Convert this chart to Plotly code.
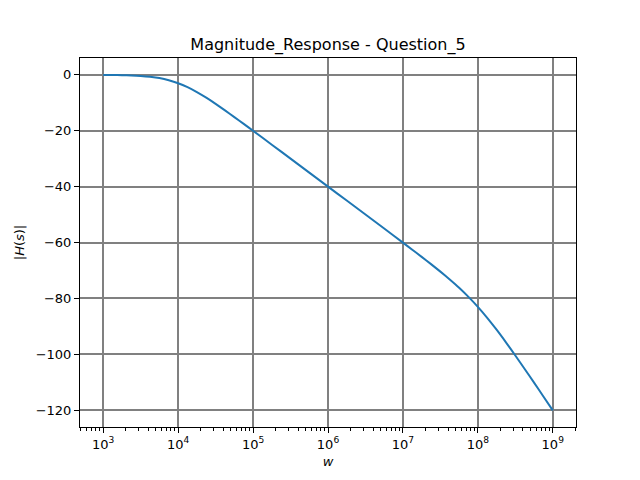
import plotly.graph_objects as go

# ---------------------------------------------------------------------------
# Data (log10 of w, magnitude in dB)
# ---------------------------------------------------------------------------
w_log = [3.0, 3.125, 3.25, 3.375, 3.5, 3.625, 3.75, 3.875, 4.0, 4.125, 4.25,
         4.375, 4.5, 4.625, 4.75, 4.875, 5.0, 5.25, 5.5, 5.75, 6.0, 6.25, 6.5,
         6.75, 7.0, 7.125, 7.25, 7.375, 7.5, 7.625, 7.75, 7.875, 8.0, 8.125,
         8.25, 8.375, 8.5, 8.625, 8.75, 8.875, 9.0]
mag_db = [-0.04, -0.08, -0.14, -0.24, -0.41, -0.71, -1.17, -1.94, -3.01, -4.44,
          -6.19, -8.21, -10.41, -12.74, -15.13, -17.58, -20.04, -25.01, -30.0,
          -35.0, -40.0, -45.0, -50.0, -55.0, -60.04, -62.58, -65.14, -67.74,
          -70.41, -73.21, -76.17, -79.44, -83.01, -86.94, -91.19, -95.71,
          -100.41, -105.24, -110.13, -115.08, -120.04]

x_ticks = [1e3, 1e4, 1e5, 1e6, 1e7, 1e8, 1e9]
x_tick_text = ["10<sup>3</sup>", "10<sup>4</sup>", "10<sup>5</sup>", "10<sup>6</sup>",
               "10<sup>7</sup>", "10<sup>8</sup>", "10<sup>9</sup>"]
y_ticks = [0, -20, -40, -60, -80, -100, -120]
y_tick_text = ["0", "\u221220", "\u221240", "\u221260", "\u221280", "\u2212100", "\u2212120"]

w = [10 ** v for v in w_log]

fig = go.Figure()
fig.add_trace(go.Scatter(
    x=w, y=mag_db, mode="lines",
    line=dict(color="#1f77b4", width=2, shape="spline", smoothing=0.5),
    showlegend=False,
))

axis_style = dict(
    showline=True, mirror=True, linecolor="black", linewidth=1,
    ticks="outside", ticklen=5, tickcolor="black",
    showgrid=True, gridcolor="#808080", gridwidth=2,
    zeroline=False,
    tickfont=dict(size=13, color="black"),
)

fig.update_layout(
    width=640, height=480,
    margin=dict(l=80, r=64, t=58, b=53),
    paper_bgcolor="white", plot_bgcolor="white",
    font=dict(family="DejaVu Sans", color="black"),
    title=dict(text="Magnitude_Response - Question_5", x=0.5125, xanchor="center",
               y=1 - 44 / 480, yanchor="middle", font=dict(size=16)),
    xaxis=dict(type="log", range=[2.69, 9.31], tickvals=x_ticks, ticktext=x_tick_text,
               title=dict(text="<i>w</i>", font=dict(size=13), standoff=6),
               minor=dict(ticks="outside", ticklen=3, tickcolor="black", dtick="D1",
                          showgrid=False),
               **axis_style),
    yaxis=dict(range=[-126.0, 6.0], tickvals=y_ticks, ticktext=y_tick_text,
               title=dict(text="|<i>H</i>(<i>s</i>)|", font=dict(size=13), standoff=8),
               **axis_style),
)

# page body has a default 8px margin; drop it so the figure sits at the corner
fig.write_html("out.html", config={"displayModeBar": False},
               post_script="document.body.style.margin='0';")
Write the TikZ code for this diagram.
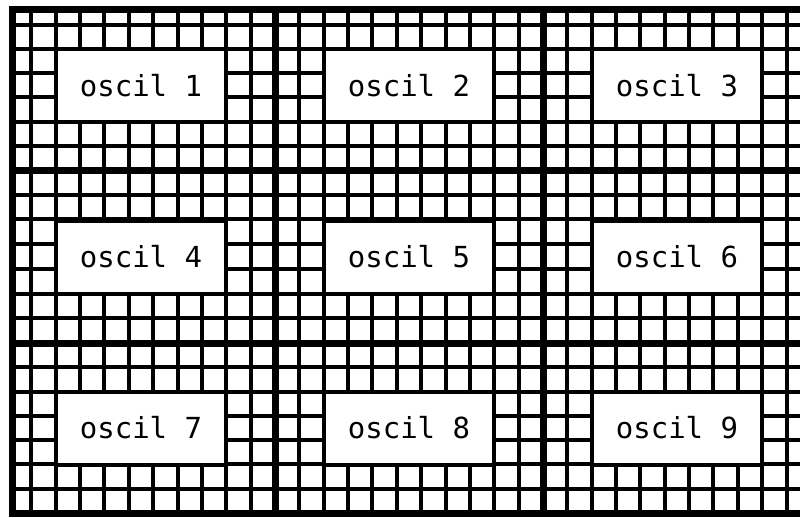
\documentclass[tikz,border=0pt]{standalone}
\usepackage{fontspec}
\newfontfamily\oscfont{DejaVu Sans Mono}

\begin{document}
\begin{tikzpicture}[x=1pt, y=-1pt,
        thingrid/.style={line width=4pt},
        thickgrid/.style={line width=7pt},
        oscbox/.style={draw, line width=4pt, fill=white, inner sep=0pt,
            minimum width=170.5pt, minimum height=73pt,
            font=\oscfont\fontsize{29}{31}\selectfont}]
                \useasboundingbox (0,0) rectangle (800,517);
                \clip (0,0) rectangle (800,517);
                % thin grid lines
                \foreach \k in {0,...,31}
                    \draw[thingrid] ({31.4+\k*24.36},9) -- ({31.4+\k*24.36},513);
                \foreach \j in {1,...,6}{
                    \draw[thingrid] (12,{170-\j*24.2}) -- (810,{170-\j*24.2});
                    \draw[thingrid] (12,{170+\j*24.71}) -- (810,{170+\j*24.71});
                    \draw[thingrid] (12,{343+\j*24.29}) -- (810,{343+\j*24.29});
                }
                % block borders
                \draw[thickgrid] (275,9) -- (275,513);
                \draw[thickgrid] (543,9) -- (543,513);
                \draw[thickgrid] (12,170) -- (810,170);
                \draw[thickgrid] (12,343) -- (810,343);
                \draw[thickgrid] (810,9.5) -- (12,9.5) -- (12,513.5) -- (810,513.5);
                % oscillator boxes
                \foreach \n/\x/\y in {1/141/85.3, 2/409/85.3, 3/677/85.3,
                                      4/141/257, 5/409/257, 6/677/257,
                                      7/141/428, 8/409/428, 9/677/428}
                    \node[oscbox] (osc\n) at (\x,\y) {oscil \n};
            \end{tikzpicture}
\end{document}
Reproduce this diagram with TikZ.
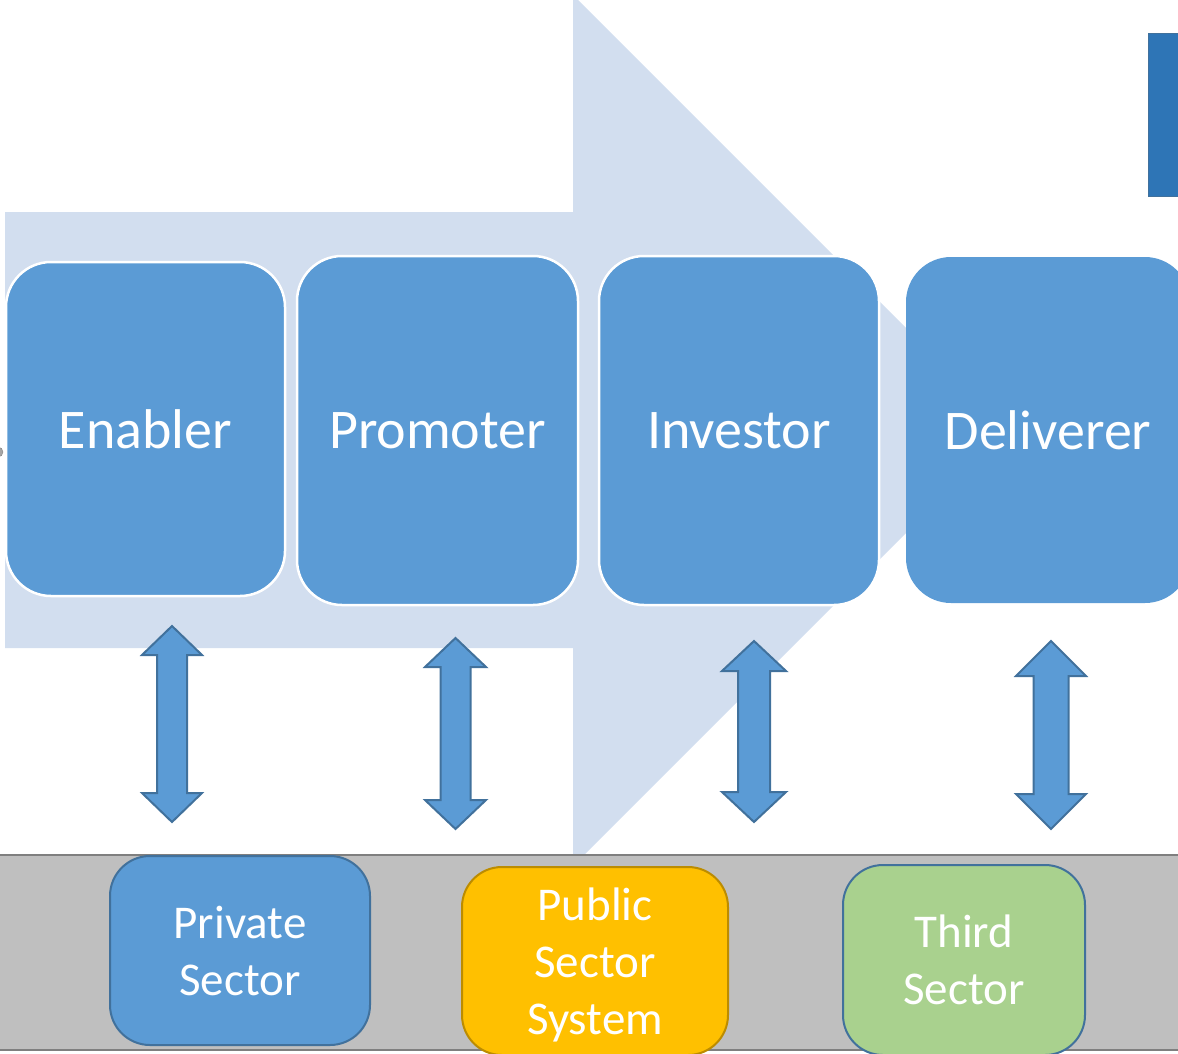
\documentclass[tikz,border=0pt]{standalone}
\usepackage{fontspec}
\setmainfont{Carlito}
\definecolor{arrowbg}{HTML}{D2DEEF}
\definecolor{boxblue}{HTML}{5B9BD5}
\definecolor{boxedge}{HTML}{41719C}
\definecolor{bandgray}{HTML}{BFBFBF}
\definecolor{bandedge}{HTML}{7F7F7F}
\definecolor{pubfill}{HTML}{FFC000}
\definecolor{pubedge}{HTML}{BC8C00}
\definecolor{thirdfill}{HTML}{A9D18E}
\definecolor{darkblue}{HTML}{2E75B6}
\newcommand\dbarrow[6]{% cx top bot halfhead halfshaft headheight
  \draw[dblarrowstyle] (#1,#2) -- ({#1+#4},{#2+#6}) -- ({#1+#5},{#2+#6}) -- ({#1+#5},{#3-#6})
    -- ({#1+#4},{#3-#6}) -- (#1,#3) -- ({#1-#4},{#3-#6}) -- ({#1-#5},{#3-#6})
    -- ({#1-#5},{#2+#6}) -- ({#1-#4},{#2+#6}) -- cycle;}
\tikzset{
  rolebox/.style={draw=white, line width=2.5pt, fill=boxblue, rounded corners=45pt,
    text=white, font=\fontsize{56}{66}\selectfont, inner sep=0pt},
  sectorbox/.style={line width=2pt, rounded corners=40pt, text=white,
    font=\fontsize{47}{57}\selectfont, align=center, inner sep=0pt},
  dblarrowstyle/.style={fill=boxblue, draw=boxedge, line width=2pt, line join=miter},
}
\begin{document}
\begin{tikzpicture}[x=1pt,y=-1pt]
\useasboundingbox (0,0) rectangle (1178,1053);
\clip (0,0) rectangle (1178,1053);
% big background arrow
\fill[arrowbg] (5,212) -- (573,212) -- (573,-5) -- (1008.5,430.5) -- (573,866) -- (573,648) -- (5,648) -- cycle;
% small grey mark at left edge
\draw[fill=gray!70, draw=gray] (-2,452) circle (5);
% role boxes
\node[rolebox, minimum width=279pt, minimum height=334pt] (enabler) at (145.5,429) {Enabler};
\node[rolebox, minimum width=281pt, minimum height=349pt] (promoter) at (437.5,430.5) {Promoter};
\node[rolebox, minimum width=280pt, minimum height=349pt] (investor) at (739,430.5) {Investor};
\node[rolebox, draw=none, minimum width=284pt, minimum height=346pt] (deliverer) at (1048,430) {Deliverer};
% double arrows
\dbarrow{172}{626}{822}{30}{15}{29}
\dbarrow{455.5}{638}{829}{30.5}{15}{29}
\dbarrow{754}{641}{822}{32}{16}{30}
\dbarrow{1051}{641}{829}{35}{17.5}{35}
% grey band
\node[draw=bandedge, line width=2pt, fill=bandgray, minimum width=1190pt, minimum height=195pt, inner sep=0pt] (band) at (589,952.5) {};
% sector boxes
\node[sectorbox, draw=boxedge, fill=boxblue, minimum width=260pt, minimum height=189pt] (private) at (240,950.5) {Private\\Sector};
\node[sectorbox, draw=pubedge, fill=pubfill, minimum width=266pt, minimum height=188pt] (public) at (595,961) {};
\node[text=white, font=\fontsize{47}{57}\selectfont, align=center, inner sep=0pt] (publictext) at (595,965) {Public\\Sector\\System};
\node[sectorbox, draw=boxedge, fill=thirdfill, minimum width=242pt, minimum height=190pt] (third) at (964,960) {Third\\Sector};
% top-right dark blue rectangle
\node[draw=boxedge, line width=1pt, fill=darkblue, minimum width=40pt, minimum height=163pt, inner sep=0pt] (topright) at (1168,114.5) {};
\end{tikzpicture}
\end{document}
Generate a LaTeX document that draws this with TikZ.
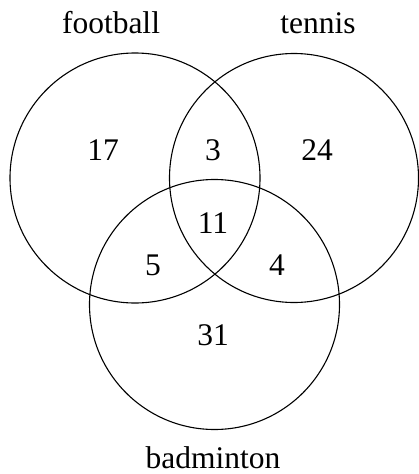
\documentclass[tikz,border=0pt]{standalone}
\usepackage{fontspec}
\setmainfont{Liberation Serif}
\usepackage{tikz}

\begin{document}
\begin{tikzpicture}[x=1pt,y=-1pt,line width=1.1pt,every node/.style={font=\fontsize{31.5}{36}\selectfont}]
  \useasboundingbox (0,0) rectangle (419,474);
  \draw (135,178) circle (125); \draw (294,178) circle (124.5); \draw (214.5,304.5) circle (125);
  \node (fb) at (111,23) {football}; \node (tn) at (318,23) {tennis}; \node (bd) at (213,458) {badminton};
  \node (f) at (103,150) {17}; \node (ft) at (213,150) {3}; \node (t) at (317,150) {24};
  \node (ftb) at (213,223) {11}; \node (fb2) at (153,265) {5}; \node (tb) at (277,265) {4}; \node (b) at (213,335) {31};
\end{tikzpicture}
\end{document}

☆ ☆ ☆

YOUR INSTRUCTIONS:
In the copy, leave out all pictures, and retype exactly each line from the one with "Generate a LaTeX" through the last line of the entries.

EXERCISE SOLUTION:
Generate a LaTeX document that draws this with TikZ.
\documentclass[tikz,border=0pt]{standalone}
\usepackage{fontspec}
\setmainfont{Liberation Serif}
\usepackage{tikz}

\begin{document}
\begin{tikzpicture}[x=1pt,y=-1pt,line width=1.1pt,every node/.style={font=\fontsize{31.5}{36}\selectfont}]
  \useasboundingbox (0,0) rectangle (419,474);
  \draw (135,178) circle (125); \draw (294,178) circle (124.5); \draw (214.5,304.5) circle (125);
  \node (fb) at (111,23) {football}; \node (tn) at (318,23) {tennis}; \node (bd) at (213,458) {badminton};
  \node (f) at (103,150) {17}; \node (ft) at (213,150) {3}; \node (t) at (317,150) {24};
  \node (ftb) at (213,223) {11}; \node (fb2) at (153,265) {5}; \node (tb) at (277,265) {4}; \node (b) at (213,335) {31};
\end{tikzpicture}
\end{document}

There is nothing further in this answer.